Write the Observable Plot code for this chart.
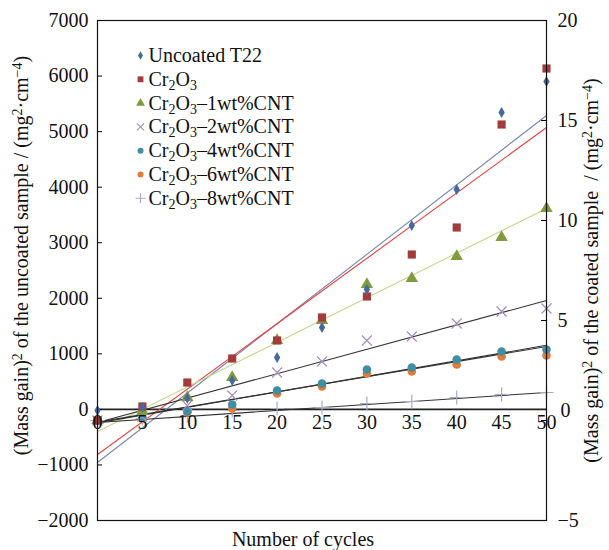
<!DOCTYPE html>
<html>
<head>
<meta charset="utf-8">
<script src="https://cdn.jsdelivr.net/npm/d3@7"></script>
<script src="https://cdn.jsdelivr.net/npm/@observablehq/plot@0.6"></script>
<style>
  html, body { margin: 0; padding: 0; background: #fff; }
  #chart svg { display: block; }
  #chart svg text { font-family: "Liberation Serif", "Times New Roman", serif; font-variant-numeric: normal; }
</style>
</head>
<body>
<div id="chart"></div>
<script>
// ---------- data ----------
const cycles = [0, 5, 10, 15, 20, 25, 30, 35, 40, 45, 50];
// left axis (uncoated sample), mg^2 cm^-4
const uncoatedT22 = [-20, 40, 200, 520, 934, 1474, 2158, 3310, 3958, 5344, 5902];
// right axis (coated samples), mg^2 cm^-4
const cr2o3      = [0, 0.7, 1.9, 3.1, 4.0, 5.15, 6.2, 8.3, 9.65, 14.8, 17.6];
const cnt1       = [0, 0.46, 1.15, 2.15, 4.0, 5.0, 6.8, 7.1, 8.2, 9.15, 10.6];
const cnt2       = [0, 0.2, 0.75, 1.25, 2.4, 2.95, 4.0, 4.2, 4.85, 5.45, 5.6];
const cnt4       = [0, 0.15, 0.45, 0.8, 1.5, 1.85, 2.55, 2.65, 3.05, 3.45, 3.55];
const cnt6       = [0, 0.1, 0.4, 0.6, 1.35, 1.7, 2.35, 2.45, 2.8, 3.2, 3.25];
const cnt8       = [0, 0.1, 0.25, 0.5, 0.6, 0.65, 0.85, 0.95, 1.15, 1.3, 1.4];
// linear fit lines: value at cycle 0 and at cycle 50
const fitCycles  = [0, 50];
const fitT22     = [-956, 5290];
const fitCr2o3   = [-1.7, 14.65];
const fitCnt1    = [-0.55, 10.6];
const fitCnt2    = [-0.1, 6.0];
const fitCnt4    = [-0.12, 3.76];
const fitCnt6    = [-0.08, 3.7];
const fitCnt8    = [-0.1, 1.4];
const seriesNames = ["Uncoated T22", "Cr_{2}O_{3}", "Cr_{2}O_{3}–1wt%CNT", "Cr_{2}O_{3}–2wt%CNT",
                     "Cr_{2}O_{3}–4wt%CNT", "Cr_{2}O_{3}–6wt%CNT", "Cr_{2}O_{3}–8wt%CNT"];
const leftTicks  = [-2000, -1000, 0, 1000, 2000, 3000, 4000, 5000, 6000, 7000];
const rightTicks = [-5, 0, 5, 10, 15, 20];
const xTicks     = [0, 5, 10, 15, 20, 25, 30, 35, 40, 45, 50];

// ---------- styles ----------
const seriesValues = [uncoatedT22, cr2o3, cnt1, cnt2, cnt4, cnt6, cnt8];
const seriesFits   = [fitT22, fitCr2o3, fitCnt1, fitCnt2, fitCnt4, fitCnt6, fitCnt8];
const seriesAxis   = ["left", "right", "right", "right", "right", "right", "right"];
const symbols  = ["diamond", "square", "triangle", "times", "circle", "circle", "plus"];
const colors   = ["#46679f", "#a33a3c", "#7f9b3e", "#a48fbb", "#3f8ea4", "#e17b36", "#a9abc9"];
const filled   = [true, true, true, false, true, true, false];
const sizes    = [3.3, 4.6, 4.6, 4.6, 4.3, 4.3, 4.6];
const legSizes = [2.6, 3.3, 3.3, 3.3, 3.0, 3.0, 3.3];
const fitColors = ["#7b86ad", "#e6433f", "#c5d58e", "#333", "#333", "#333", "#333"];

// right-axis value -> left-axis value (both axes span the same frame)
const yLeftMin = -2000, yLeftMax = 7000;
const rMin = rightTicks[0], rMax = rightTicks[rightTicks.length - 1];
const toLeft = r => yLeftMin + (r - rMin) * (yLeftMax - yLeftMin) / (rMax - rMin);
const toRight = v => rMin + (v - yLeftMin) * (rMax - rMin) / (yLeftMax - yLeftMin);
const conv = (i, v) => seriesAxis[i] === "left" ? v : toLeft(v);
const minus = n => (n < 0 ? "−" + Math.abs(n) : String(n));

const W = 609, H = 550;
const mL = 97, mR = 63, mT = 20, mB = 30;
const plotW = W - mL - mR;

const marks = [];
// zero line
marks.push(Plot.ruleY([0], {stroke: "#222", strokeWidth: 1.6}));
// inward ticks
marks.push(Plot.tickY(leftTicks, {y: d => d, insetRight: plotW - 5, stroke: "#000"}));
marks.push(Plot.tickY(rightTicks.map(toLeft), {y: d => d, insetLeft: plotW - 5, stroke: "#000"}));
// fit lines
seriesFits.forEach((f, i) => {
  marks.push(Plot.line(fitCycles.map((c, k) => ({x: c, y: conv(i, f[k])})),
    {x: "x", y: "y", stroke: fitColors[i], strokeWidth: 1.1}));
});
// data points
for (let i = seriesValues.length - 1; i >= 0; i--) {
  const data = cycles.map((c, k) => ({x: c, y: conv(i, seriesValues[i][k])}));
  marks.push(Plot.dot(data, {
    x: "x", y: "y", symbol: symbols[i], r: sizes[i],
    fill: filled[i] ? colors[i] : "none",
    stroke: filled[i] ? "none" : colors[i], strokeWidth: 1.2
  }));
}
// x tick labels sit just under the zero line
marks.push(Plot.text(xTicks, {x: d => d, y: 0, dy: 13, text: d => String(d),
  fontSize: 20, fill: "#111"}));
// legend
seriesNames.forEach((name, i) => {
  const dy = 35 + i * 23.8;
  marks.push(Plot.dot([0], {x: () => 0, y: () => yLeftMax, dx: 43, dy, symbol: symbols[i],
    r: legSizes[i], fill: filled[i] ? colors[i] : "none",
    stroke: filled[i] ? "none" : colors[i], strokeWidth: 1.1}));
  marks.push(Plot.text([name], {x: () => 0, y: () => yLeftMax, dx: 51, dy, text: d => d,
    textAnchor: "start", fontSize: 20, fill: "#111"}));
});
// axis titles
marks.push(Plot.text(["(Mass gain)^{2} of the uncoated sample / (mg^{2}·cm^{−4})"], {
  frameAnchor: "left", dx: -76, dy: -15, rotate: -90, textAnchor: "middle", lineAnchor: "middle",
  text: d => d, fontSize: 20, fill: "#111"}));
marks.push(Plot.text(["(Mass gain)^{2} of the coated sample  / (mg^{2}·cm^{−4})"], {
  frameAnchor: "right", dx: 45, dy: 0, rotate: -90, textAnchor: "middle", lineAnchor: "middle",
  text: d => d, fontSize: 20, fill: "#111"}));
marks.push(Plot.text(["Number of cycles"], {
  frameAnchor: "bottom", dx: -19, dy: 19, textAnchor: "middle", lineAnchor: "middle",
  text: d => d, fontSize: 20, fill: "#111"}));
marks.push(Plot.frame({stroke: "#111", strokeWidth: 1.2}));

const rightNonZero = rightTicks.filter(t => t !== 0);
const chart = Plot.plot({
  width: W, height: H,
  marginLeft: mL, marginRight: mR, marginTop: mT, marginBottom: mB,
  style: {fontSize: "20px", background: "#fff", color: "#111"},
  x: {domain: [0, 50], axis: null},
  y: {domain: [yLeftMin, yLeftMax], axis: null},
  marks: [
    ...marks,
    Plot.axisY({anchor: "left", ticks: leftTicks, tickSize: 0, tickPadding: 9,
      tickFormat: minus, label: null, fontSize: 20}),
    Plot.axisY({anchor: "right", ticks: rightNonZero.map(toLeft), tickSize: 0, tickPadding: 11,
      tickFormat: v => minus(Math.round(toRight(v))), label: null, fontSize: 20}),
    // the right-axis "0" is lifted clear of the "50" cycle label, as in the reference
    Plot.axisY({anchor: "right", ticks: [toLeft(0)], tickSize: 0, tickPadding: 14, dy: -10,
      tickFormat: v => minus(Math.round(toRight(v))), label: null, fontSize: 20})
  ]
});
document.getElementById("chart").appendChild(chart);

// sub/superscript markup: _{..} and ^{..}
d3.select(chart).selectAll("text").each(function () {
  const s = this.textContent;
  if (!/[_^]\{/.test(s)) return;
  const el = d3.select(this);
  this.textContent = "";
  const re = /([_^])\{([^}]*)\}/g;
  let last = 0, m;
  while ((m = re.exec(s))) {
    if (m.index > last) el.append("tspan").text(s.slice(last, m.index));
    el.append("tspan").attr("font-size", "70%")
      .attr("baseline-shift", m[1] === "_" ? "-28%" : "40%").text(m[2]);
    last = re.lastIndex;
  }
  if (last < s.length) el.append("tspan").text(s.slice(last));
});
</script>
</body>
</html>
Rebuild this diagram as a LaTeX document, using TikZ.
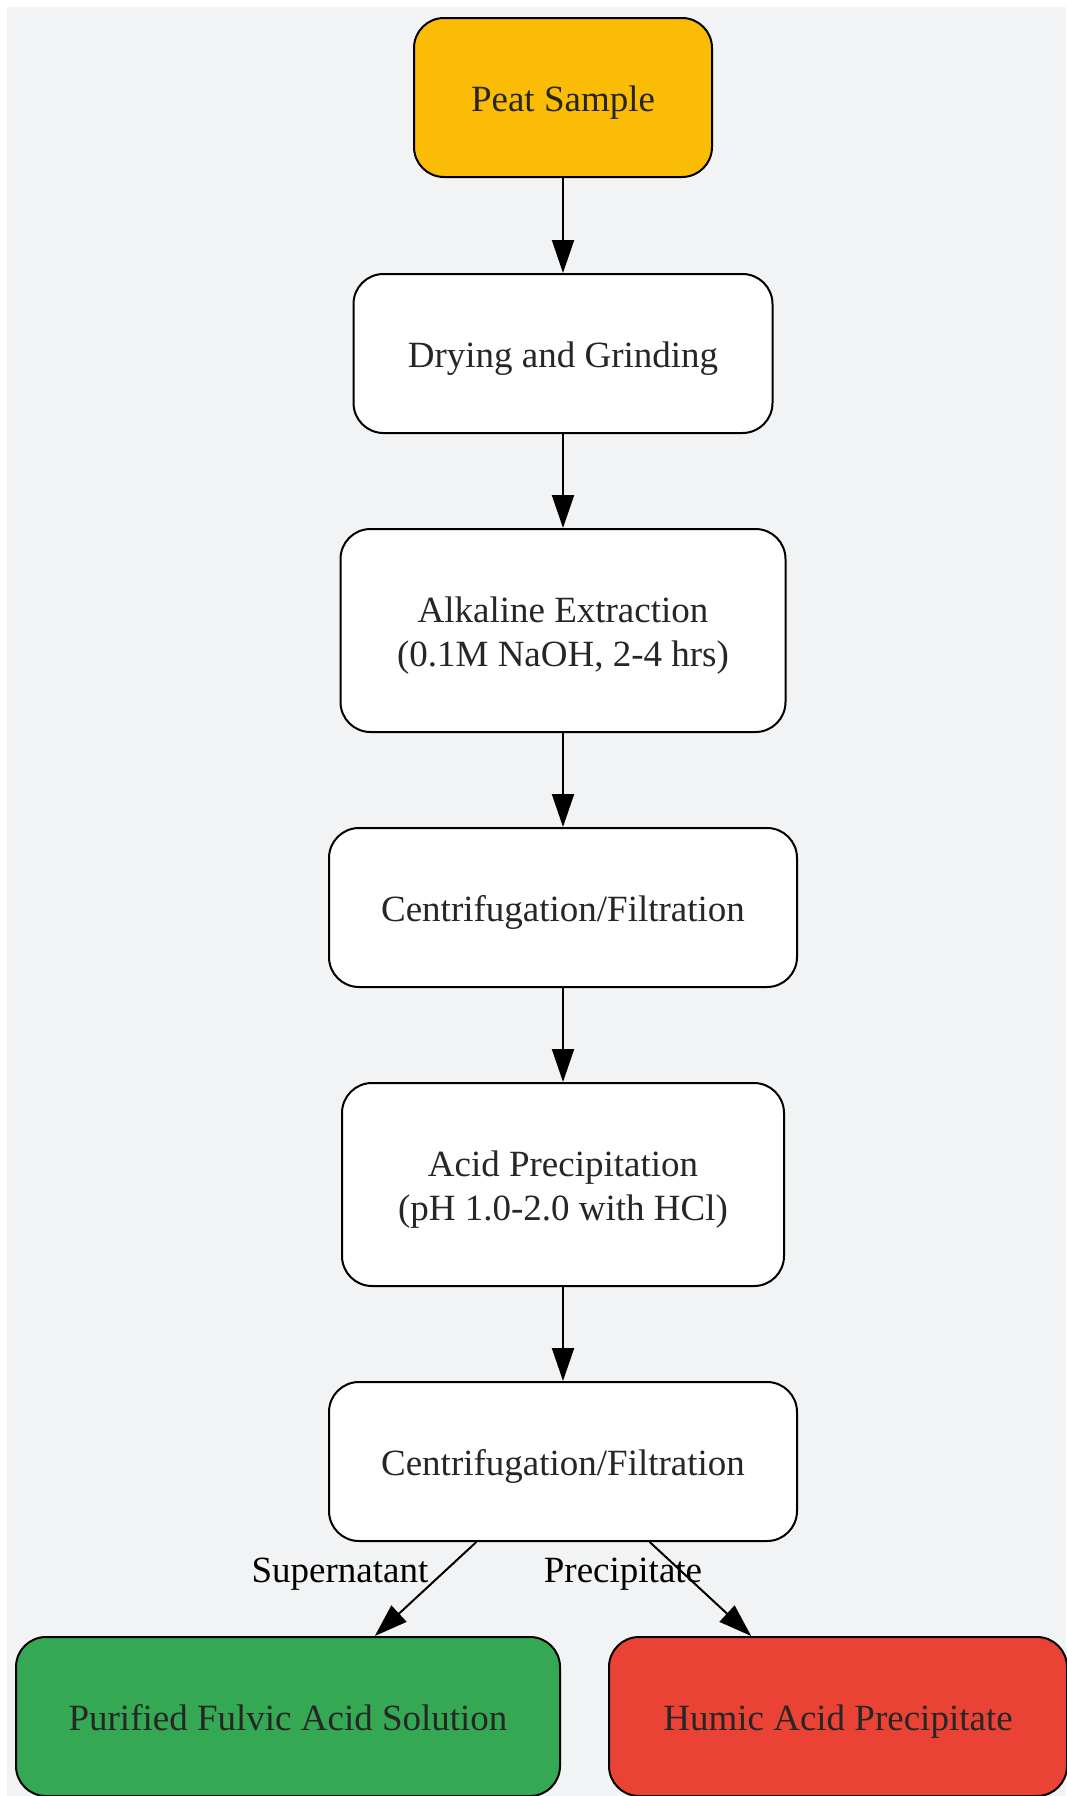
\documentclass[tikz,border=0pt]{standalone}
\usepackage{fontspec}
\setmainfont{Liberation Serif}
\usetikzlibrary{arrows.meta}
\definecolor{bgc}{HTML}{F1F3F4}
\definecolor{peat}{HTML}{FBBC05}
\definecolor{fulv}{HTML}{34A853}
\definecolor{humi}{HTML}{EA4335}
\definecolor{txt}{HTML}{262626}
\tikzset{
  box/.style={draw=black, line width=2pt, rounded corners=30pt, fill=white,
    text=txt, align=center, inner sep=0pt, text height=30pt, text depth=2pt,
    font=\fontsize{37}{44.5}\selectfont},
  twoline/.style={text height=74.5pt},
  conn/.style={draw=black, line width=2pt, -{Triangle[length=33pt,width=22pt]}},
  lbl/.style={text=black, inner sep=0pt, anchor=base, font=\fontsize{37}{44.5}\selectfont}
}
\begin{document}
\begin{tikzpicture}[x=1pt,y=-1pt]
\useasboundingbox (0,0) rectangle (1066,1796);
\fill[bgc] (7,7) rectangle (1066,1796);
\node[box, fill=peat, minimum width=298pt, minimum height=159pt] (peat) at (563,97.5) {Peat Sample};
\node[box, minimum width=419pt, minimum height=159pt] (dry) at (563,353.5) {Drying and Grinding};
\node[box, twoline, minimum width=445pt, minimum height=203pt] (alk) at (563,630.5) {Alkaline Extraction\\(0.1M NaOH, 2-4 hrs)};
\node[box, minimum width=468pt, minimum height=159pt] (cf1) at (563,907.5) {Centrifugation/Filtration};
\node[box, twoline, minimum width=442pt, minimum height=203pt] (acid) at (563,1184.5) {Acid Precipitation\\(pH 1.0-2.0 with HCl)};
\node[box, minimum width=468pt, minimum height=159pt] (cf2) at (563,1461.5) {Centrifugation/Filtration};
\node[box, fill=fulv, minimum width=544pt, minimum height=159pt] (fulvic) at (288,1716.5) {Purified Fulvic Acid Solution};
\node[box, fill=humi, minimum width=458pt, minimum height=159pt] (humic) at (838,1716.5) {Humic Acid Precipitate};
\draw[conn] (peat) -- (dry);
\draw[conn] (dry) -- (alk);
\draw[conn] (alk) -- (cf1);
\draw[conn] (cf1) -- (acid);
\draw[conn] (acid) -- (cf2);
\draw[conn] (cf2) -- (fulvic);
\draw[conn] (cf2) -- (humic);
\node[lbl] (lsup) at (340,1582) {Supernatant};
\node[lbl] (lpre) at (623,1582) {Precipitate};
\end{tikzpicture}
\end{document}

□ □ □

* [Work instructions]
Tally the lines that hold the string "this" and state the total, nothing more.

* [Written solution]
5